--- START ---

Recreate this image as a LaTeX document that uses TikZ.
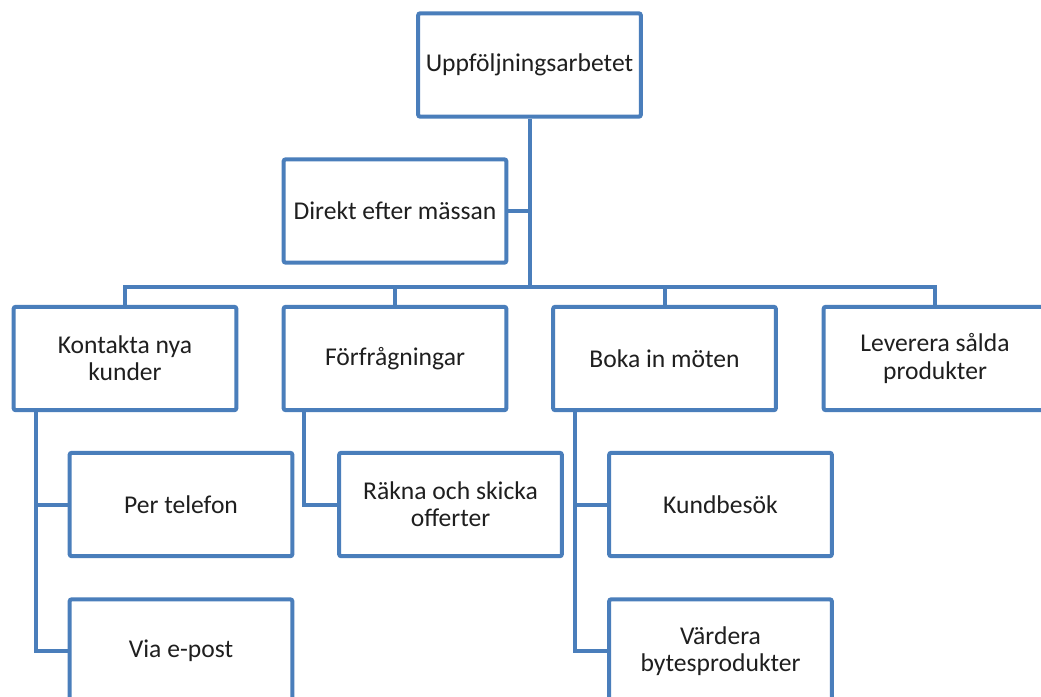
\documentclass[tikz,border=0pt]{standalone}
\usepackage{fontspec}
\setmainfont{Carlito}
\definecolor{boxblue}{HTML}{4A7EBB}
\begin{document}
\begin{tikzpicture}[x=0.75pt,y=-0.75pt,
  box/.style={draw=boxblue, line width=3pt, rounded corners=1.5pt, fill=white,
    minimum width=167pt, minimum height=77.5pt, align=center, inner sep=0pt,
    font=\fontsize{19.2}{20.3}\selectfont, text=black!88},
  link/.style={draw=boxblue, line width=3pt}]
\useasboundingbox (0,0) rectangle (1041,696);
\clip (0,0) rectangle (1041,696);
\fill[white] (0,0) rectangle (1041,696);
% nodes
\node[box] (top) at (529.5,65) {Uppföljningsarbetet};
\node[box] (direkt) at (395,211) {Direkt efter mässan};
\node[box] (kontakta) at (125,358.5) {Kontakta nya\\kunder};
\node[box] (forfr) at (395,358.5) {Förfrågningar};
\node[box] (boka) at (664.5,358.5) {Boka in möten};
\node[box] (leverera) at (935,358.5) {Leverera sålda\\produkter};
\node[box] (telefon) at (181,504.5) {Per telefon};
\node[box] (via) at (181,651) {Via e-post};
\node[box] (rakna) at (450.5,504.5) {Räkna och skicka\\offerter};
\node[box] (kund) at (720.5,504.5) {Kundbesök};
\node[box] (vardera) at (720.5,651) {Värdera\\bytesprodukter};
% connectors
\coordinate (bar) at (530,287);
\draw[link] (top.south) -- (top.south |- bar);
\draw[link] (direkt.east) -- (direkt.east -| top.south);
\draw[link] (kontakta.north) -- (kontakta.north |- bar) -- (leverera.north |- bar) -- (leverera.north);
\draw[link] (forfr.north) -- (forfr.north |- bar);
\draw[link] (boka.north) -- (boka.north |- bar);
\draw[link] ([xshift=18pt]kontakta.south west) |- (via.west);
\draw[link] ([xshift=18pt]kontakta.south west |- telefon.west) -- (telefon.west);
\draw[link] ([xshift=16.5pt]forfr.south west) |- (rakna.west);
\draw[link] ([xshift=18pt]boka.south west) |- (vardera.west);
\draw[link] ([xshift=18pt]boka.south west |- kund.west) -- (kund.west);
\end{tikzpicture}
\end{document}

--- END ---

▶ [AIM OF THE EXERCISE] Copy all the data exactly as written, but skip any picture.

▶ [SOLUTION TO THIS EXERCISE]
Recreate this image as a LaTeX document that uses TikZ.
\documentclass[tikz,border=0pt]{standalone}
\usepackage{fontspec}
\setmainfont{Carlito}
\definecolor{boxblue}{HTML}{4A7EBB}
\begin{document}
\begin{tikzpicture}[x=0.75pt,y=-0.75pt,
  box/.style={draw=boxblue, line width=3pt, rounded corners=1.5pt, fill=white,
    minimum width=167pt, minimum height=77.5pt, align=center, inner sep=0pt,
    font=\fontsize{19.2}{20.3}\selectfont, text=black!88},
  link/.style={draw=boxblue, line width=3pt}]
\useasboundingbox (0,0) rectangle (1041,696);
\clip (0,0) rectangle (1041,696);
\fill[white] (0,0) rectangle (1041,696);
% nodes
\node[box] (top) at (529.5,65) {Uppföljningsarbetet};
\node[box] (direkt) at (395,211) {Direkt efter mässan};
\node[box] (kontakta) at (125,358.5) {Kontakta nya\\kunder};
\node[box] (forfr) at (395,358.5) {Förfrågningar};
\node[box] (boka) at (664.5,358.5) {Boka in möten};
\node[box] (leverera) at (935,358.5) {Leverera sålda\\produkter};
\node[box] (telefon) at (181,504.5) {Per telefon};
\node[box] (via) at (181,651) {Via e-post};
\node[box] (rakna) at (450.5,504.5) {Räkna och skicka\\offerter};
\node[box] (kund) at (720.5,504.5) {Kundbesök};
\node[box] (vardera) at (720.5,651) {Värdera\\bytesprodukter};
% connectors
\coordinate (bar) at (530,287);
\draw[link] (top.south) -- (top.south |- bar);
\draw[link] (direkt.east) -- (direkt.east -| top.south);
\draw[link] (kontakta.north) -- (kontakta.north |- bar) -- (leverera.north |- bar) -- (leverera.north);
\draw[link] (forfr.north) -- (forfr.north |- bar);
\draw[link] (boka.north) -- (boka.north |- bar);
\draw[link] ([xshift=18pt]kontakta.south west) |- (via.west);
\draw[link] ([xshift=18pt]kontakta.south west |- telefon.west) -- (telefon.west);
\draw[link] ([xshift=16.5pt]forfr.south west) |- (rakna.west);
\draw[link] ([xshift=18pt]boka.south west) |- (vardera.west);
\draw[link] ([xshift=18pt]boka.south west |- kund.west) -- (kund.west);
\end{tikzpicture}
\end{document}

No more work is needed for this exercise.